The judges who are most skeptical of DOJ attorneys may have broader policy views that could color their assessment of the government’s conduct. Judge Sullivan, who was appointed to the federal bench by President Clinton and to local courts by Republican presidents, has indicated deep misgivings about what has transpired at Guantanamo.
“I mean, this Guantanamo issue is a travesty. It ranks up there with the internment f Japanese-American citizens years ago,” the judge said at last week’s hearing. “It's a horror story in the American system of jurisprudence.”
Kollar-Kotelly expressed her ire in two recent orders castigating the government for repeatedly ignoring deadlines she had set to produce evidence to lawyers for four Kuwaiti prisoners at Guantanamo. She said she had “lost all confidence” in a DOJ attorney assigned to the case.
And in the Miami case, Judge Gold said, "It’s more than just mistakes. Important safeguards were not met." Two prosecutors involved in the case have been reassigned.

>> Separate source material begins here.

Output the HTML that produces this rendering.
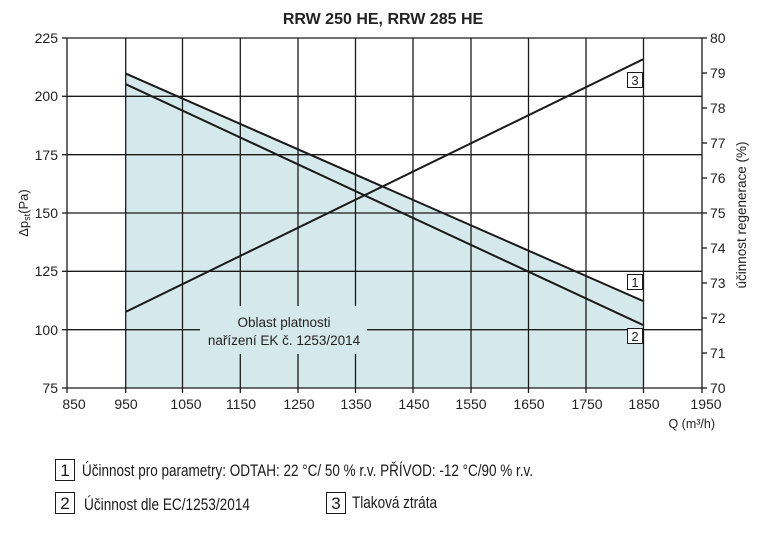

One of the most famous allegations of misconduct in a federal case in recent years took place in a 2003 trial in Detroit of four men alleged to be part a “sleeper cell” of Islamic terrorists. Prosecutor Richard Convertino was accused of withholding emails that contradicted a key witness. The Justice Department ultimately charged Convertino and a State Department investigator with conspiring to withhold evidence and make false statements to the court. Both men were acquitted after a jury trial.